1. We think that the convictions and sentences must be set aside. Waiving for a moment the question whether the other on which gambling was said to be going on was a public place, and admitting for the sake of this argument that it was, the conviction becomes all the worse. The sole ground upon which the Magistrate has found these four accused guilty is that they were present or near gamblers gambling in a public place, and from that he inferred that they must themselves have been gambling. This inference is entirely unsound, and was drawn no doubt by the Magistrate owing to a subconscious importation of the presumption mentioned in a. 5. But the reason underlying that presumption has no applicability at all to cases under Section 12. It ought to be obvious to anyone who takes the trouble to reflect that in the case of a gaming-house, which is not a public place, those who deliberately go to rooms set apart for a particular purpose may very rightly be presumed to have gone there for that purpose. But no consideration resembling this has any applicability to the mere presence of persons in a public street or place.
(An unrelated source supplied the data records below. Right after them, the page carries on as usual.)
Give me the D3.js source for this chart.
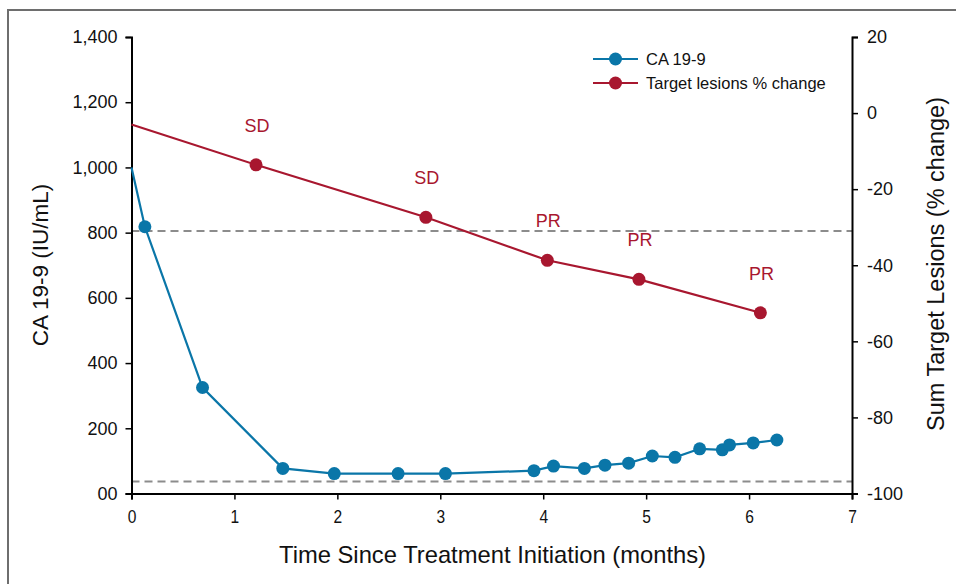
<!DOCTYPE html>
<html>
  <head>
    <meta charset="utf-8">
    <script src="https://d3js.org/d3.v7.min.js"></script>
    <style>
      body { margin: 0; background: #fff; }
      text { font-family: "Liberation Sans", Arial, sans-serif; }
    </style>
  </head>
  <body>
    <div id="chart"></div>

    <script>
      // CA 19-9 (IU/mL) over time (months)
      const caMonths = [0, 0.13, 0.69, 1.47, 1.97, 2.59, 3.05, 3.91, 4.10, 4.40, 4.60, 4.83, 5.06, 5.28, 5.52, 5.74, 5.81, 6.04, 6.27];
      const caValues = [1000, 818, 325, 77, 61, 61, 61, 70, 84, 77, 87, 93, 115, 111, 137, 134, 149, 155, 164];
      // sum of target lesions, % change
      const lesionMonths = [0, 1.21, 2.86, 4.04, 4.93, 6.11];
      const lesionValues = [-3, -13.6, -27.4, -38.7, -43.7, -52.5];
      const responses = [null, "SD", "SD", "PR", "PR", "PR"];
      const xTicks = [0, 1, 2, 3, 4, 5, 6, 7];
      const leftTicks = [0, 200, 400, 600, 800, 1000, 1200, 1400];
      const rightTicks = [-100, -80, -60, -40, -20, 0, 20];
      const prThreshold = -31;   // dashed line, right axis
      const caNormal = 37;       // dashed line, left axis

      const width = 956;
      const height = 584;
      const blue = "#0a76a8";
      const red = "#a8172f";

      const svg = d3.select("#chart")
        .append("svg")
        .attr("width", width)
        .attr("height", height);

      // outer frame
      svg.append("rect")
        .attr("x", 8).attr("y", 10)
        .attr("width", 1000).attr("height", 700)
        .attr("fill", "none")
        .attr("stroke", "#6e6e6e")
        .attr("stroke-width", 2);

      const x = d3.scaleLinear().domain([0, 7]).range([131.5, 852]);
      const yL = d3.scaleLinear().domain([0, 1400]).range([493.5, 37]);
      const yR = d3.scaleLinear().domain([-100, 20]).range([493.5, 37]);

      // reference lines
      svg.append("line")
        .attr("x1", x(0)).attr("x2", x(7))
        .attr("y1", yR(prThreshold)).attr("y2", yR(prThreshold))
        .attr("stroke", "#8c8c8c").attr("stroke-width", 2)
        .attr("stroke-dasharray", "8,5");
      svg.append("line")
        .attr("x1", x(0)).attr("x2", x(7))
        .attr("y1", yL(caNormal)).attr("y2", yL(caNormal))
        .attr("stroke", "#8c8c8c").attr("stroke-width", 2)
        .attr("stroke-dasharray", "8,5");

      // axes
      const xAxis = svg.append("g")
        .attr("transform", `translate(0,${yL(0)})`)
        .call(d3.axisBottom(x).tickValues(xTicks).tickSize(6).tickPadding(10)
          .tickFormat(d => String(d)));
      xAxis.selectAll("text")
        .style("font-size", "19px")
        .attr("transform", "scale(0.82,1)");

      const leftAxis = svg.append("g")
        .attr("transform", `translate(${x(0)},0)`)
        .call(d3.axisLeft(yL).tickValues(leftTicks).tickSize(6).tickPadding(8)
          .tickFormat(d => d === 0 ? "00" : d3.format(",")(d)));
      leftAxis.selectAll("text").style("font-size", "18px");

      const rightAxis = svg.append("g")
        .attr("transform", `translate(${x(7)},0)`)
        .call(d3.axisRight(yR).tickValues(rightTicks).tickSize(6).tickPadding(9)
          .tickFormat(d => String(d)));
      rightAxis.selectAll("text").style("font-size", "18px");

      svg.selectAll(".domain").attr("stroke", "#000").attr("stroke-width", 2);
      svg.selectAll(".tick line").attr("stroke", "#000").attr("stroke-width", 1.5);
      svg.selectAll(".tick text").attr("fill", "#111");

      // lines
      const caData = caMonths.map((m, i) => ({ m: m, v: caValues[i] }));
      const lesionData = lesionMonths.map((m, i) => ({ m: m, v: lesionValues[i], r: responses[i] }));

      svg.append("path")
        .datum(caData)
        .attr("fill", "none")
        .attr("stroke", blue)
        .attr("stroke-width", 2.2)
        .attr("d", d3.line().x(d => x(d.m)).y(d => yL(d.v)));

      svg.append("path")
        .datum(lesionData)
        .attr("fill", "none")
        .attr("stroke", red)
        .attr("stroke-width", 2.2)
        .attr("d", d3.line().x(d => x(d.m)).y(d => yR(d.v)));

      svg.selectAll(".ca-dot")
        .data(caData.slice(1))
        .enter()
        .append("circle")
        .attr("class", "ca-dot")
        .attr("cx", d => x(d.m))
        .attr("cy", d => yL(d.v))
        .attr("r", 6.5)
        .attr("fill", blue);

      svg.selectAll(".lesion-dot")
        .data(lesionData.slice(1))
        .enter()
        .append("circle")
        .attr("class", "lesion-dot")
        .attr("cx", d => x(d.m))
        .attr("cy", d => yR(d.v))
        .attr("r", 6.5)
        .attr("fill", red);

      svg.selectAll(".resp")
        .data(lesionData.slice(1))
        .enter()
        .append("text")
        .attr("class", "resp")
        .attr("x", d => x(d.m) + 1)
        .attr("y", d => yR(d.v) - 33)
        .attr("text-anchor", "middle")
        .attr("fill", red)
        .style("font-size", "18px")
        .text(d => d.r);

      // legend
      const legend = [
        { label: "CA 19-9", color: blue },
        { label: "Target lesions % change", color: red }
      ];
      const lg = svg.append("g");
      legend.forEach((d, i) => {
        const ly = 59 + i * 24;
        lg.append("line")
          .attr("x1", 593).attr("x2", 638)
          .attr("y1", ly).attr("y2", ly)
          .attr("stroke", d.color).attr("stroke-width", 2.2);
        lg.append("circle")
          .attr("cx", 615.5).attr("cy", ly).attr("r", 6.5)
          .attr("fill", d.color);
        lg.append("text")
          .attr("x", 646).attr("y", ly + 6)
          .style("font-size", "16.5px")
          .attr("fill", "#111")
          .text(d.label);
      });

      // axis titles
      svg.append("text")
        .attr("x", 279)
        .attr("y", 563)
        .attr("textLength", 427)
        .attr("lengthAdjust", "spacingAndGlyphs")
        .style("font-size", "24px")
        .attr("fill", "#111")
        .text("Time Since Treatment Initiation (months)");

      svg.append("text")
        .attr("transform", "rotate(-90)")
        .attr("x", -265)
        .attr("y", 48)
        .attr("text-anchor", "middle")
        .style("font-size", "22.5px")
        .attr("fill", "#111")
        .text("CA 19-9 (IU/mL)");

      svg.append("text")
        .attr("transform", "rotate(-90)")
        .attr("x", -264)
        .attr("y", 944)
        .attr("text-anchor", "middle")
        .style("font-size", "23.5px")
        .attr("fill", "#111")
        .text("Sum Target Lesions (% change)");
    </script>
  </body>
</html>
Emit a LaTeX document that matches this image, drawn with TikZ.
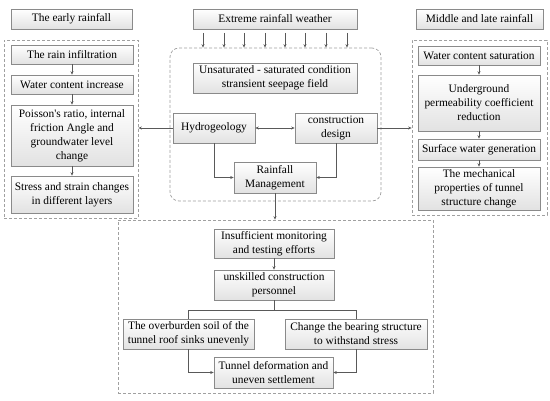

They may be there with quite innocent intentions and out of curiosity may pause to watch what is going on. Before any conviction could properly be arrived at under Section 12 it is obviously essential that the accused persons should be shown by evidence to have been actually taking part in the gambling. It is conceded here that there is absolutely no evidence of that kind. On that ground alone the convictions and sentences are quite clearly unsustainable and ought to be set aside. Adopting this view we do not consider it necessary to discuss the other point upon which the appellants rely, namely, that the other was not a public place. The convictions and sentences must be set aside, the accused acquitted and discharged, and any fines paid refunded.

2. These Proceedings have brought to our notice the conviction and sentence passed upon accused No. 3 who has not been directly represented. We have asked the learned Government Pleader whether anything could be said in support of his conviction and sentence which has not been said in support of the convictions and sentences of the other three accused, and he very candidly admits that there is nothing. In these circumstances we think we may safely act under Section 439, Criminal Procedure Code, without going through the formality of issuing notices and having a further hearing. We therefore direct that the conviction and sentence of accused No. 3 be likewise set aside, that he be acquitted and discharged and any fine which he may have paid be refunded.